Required work. Don't include pictures. Quote the lines below from the first through the line that contains "x_ticks = list(range(2001, 2036, 2))".

Data block.
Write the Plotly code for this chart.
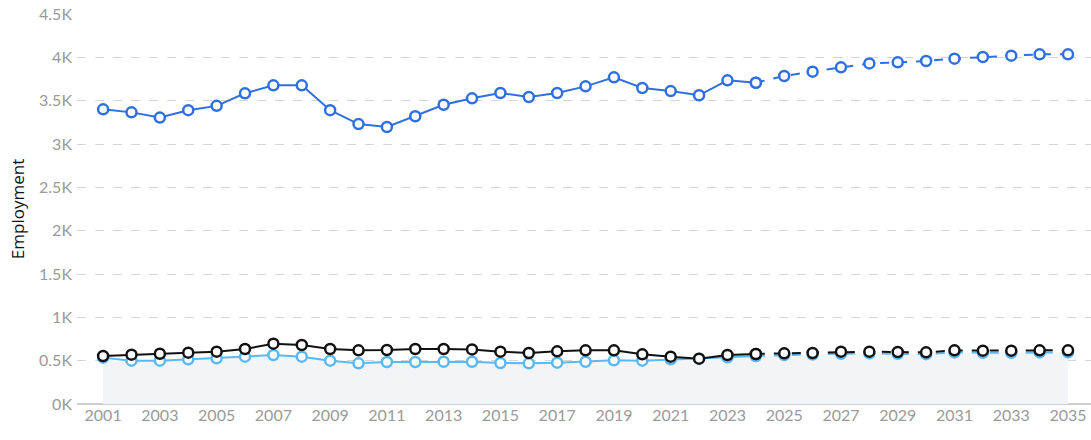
import plotly.graph_objects as go

years = list(range(2001, 2036))
last_actual = 2024

blue_vals = [3400, 3365, 3305, 3390, 3440, 3585, 3677, 3677, 3390, 3230, 3196, 3320,
             3453, 3527, 3588, 3542, 3588, 3665, 3769, 3646, 3611, 3562, 3735, 3707,
             3785, 3835, 3885, 3930, 3942, 3958, 3985, 4004, 4019, 4035, 4035]
black_vals = [554, 569, 580, 592, 604, 635, 696, 681, 635, 619, 623, 635,
              635, 630, 604, 588, 608, 619, 619, 573, 546, 523, 565, 577,
              585, 588, 604, 604, 600, 596, 619, 615, 615, 619, 619]
light_vals = [535, 500, 500, 515, 527, 546, 565, 546, 500, 469, 485, 485,
              488, 488, 473, 469, 477, 488, 504, 500, 515, 523, 538, 554,
              565, 570, 580, 585, 580, 575, 595, 590, 590, 595, 595]

y_ticks = [0, 500, 1000, 1500, 2000, 2500, 3000, 3500, 4000, 4500]
y_tick_text = ["0K", "0.5K", "1K", "1.5K", "2K", "2.5K", "3K", "3.5K", "4K", "4.5K"]
x_ticks = list(range(2001, 2036, 2))

BLUE = "#2f6fe4"
LIGHT = "#5ab8f5"
BLACK = "#111111"

fig = go.Figure()

fig.add_trace(go.Scatter(x=years, y=light_vals, mode="none", fill="tozeroy",
                         fillcolor="#f3f4f6", hoverinfo="skip", showlegend=False))

idx = years.index(last_actual)

def add_series(vals, color):
    for seg, dash in ((slice(0, idx + 1), "solid"), (slice(idx, None), "dash")):
        fig.add_trace(go.Scatter(
            x=years[seg], y=vals[seg], mode="lines+markers",
            line=dict(color=color, width=2, dash=dash),
            marker=dict(symbol="circle", size=10, color="white",
                        line=dict(color=color, width=2.5)),
            showlegend=False))

add_series(light_vals, LIGHT)
add_series(black_vals, BLACK)
add_series(blue_vals, BLUE)

fig.update_layout(
    width=1091, height=440,
    margin=dict(l=77, r=0, t=14, b=36),
    paper_bgcolor="white", plot_bgcolor="white",
    font=dict(family="Lato, Open Sans, sans-serif", size=16, color="#9a9a9a"),
    showlegend=False,
)
fig.update_xaxes(range=[2000.08, 2035.81], tickvals=x_ticks, showgrid=False,
                 zeroline=False, showline=False, ticks="",
                 tickfont=dict(size=16, color="#9a9a9a"))
fig.update_yaxes(range=[0, 4500], tickvals=y_ticks, ticktext=y_tick_text,
                 showgrid=True, gridcolor="#d5d5d5", griddash="dash", gridwidth=1,
                 zeroline=True, zerolinecolor="#cfcfcf", zerolinewidth=1.5,
                 showline=False, ticks="", ticklabelstandoff=4,
                 tickfont=dict(size=16, color="#9a9a9a"),
                 title=dict(text="Employment",
                            font=dict(family="Open Sans, sans-serif", size=17, color="#111111"),
                            standoff=10))

fig.write_html("out.html", config={"displayModeBar": False},
               post_script="document.body.style.margin='0';document.body.style.overflow='hidden';")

In response.
Write the Plotly code for this chart.
import plotly.graph_objects as go

years = list(range(2001, 2036))
last_actual = 2024

blue_vals = [3400, 3365, 3305, 3390, 3440, 3585, 3677, 3677, 3390, 3230, 3196, 3320,
             3453, 3527, 3588, 3542, 3588, 3665, 3769, 3646, 3611, 3562, 3735, 3707,
             3785, 3835, 3885, 3930, 3942, 3958, 3985, 4004, 4019, 4035, 4035]
black_vals = [554, 569, 580, 592, 604, 635, 696, 681, 635, 619, 623, 635,
              635, 630, 604, 588, 608, 619, 619, 573, 546, 523, 565, 577,
              585, 588, 604, 604, 600, 596, 619, 615, 615, 619, 619]
light_vals = [535, 500, 500, 515, 527, 546, 565, 546, 500, 469, 485, 485,
              488, 488, 473, 469, 477, 488, 504, 500, 515, 523, 538, 554,
              565, 570, 580, 585, 580, 575, 595, 590, 590, 595, 595]

y_ticks = [0, 500, 1000, 1500, 2000, 2500, 3000, 3500, 4000, 4500]
y_tick_text = ["0K", "0.5K", "1K", "1.5K", "2K", "2.5K", "3K", "3.5K", "4K", "4.5K"]
x_ticks = list(range(2001, 2036, 2))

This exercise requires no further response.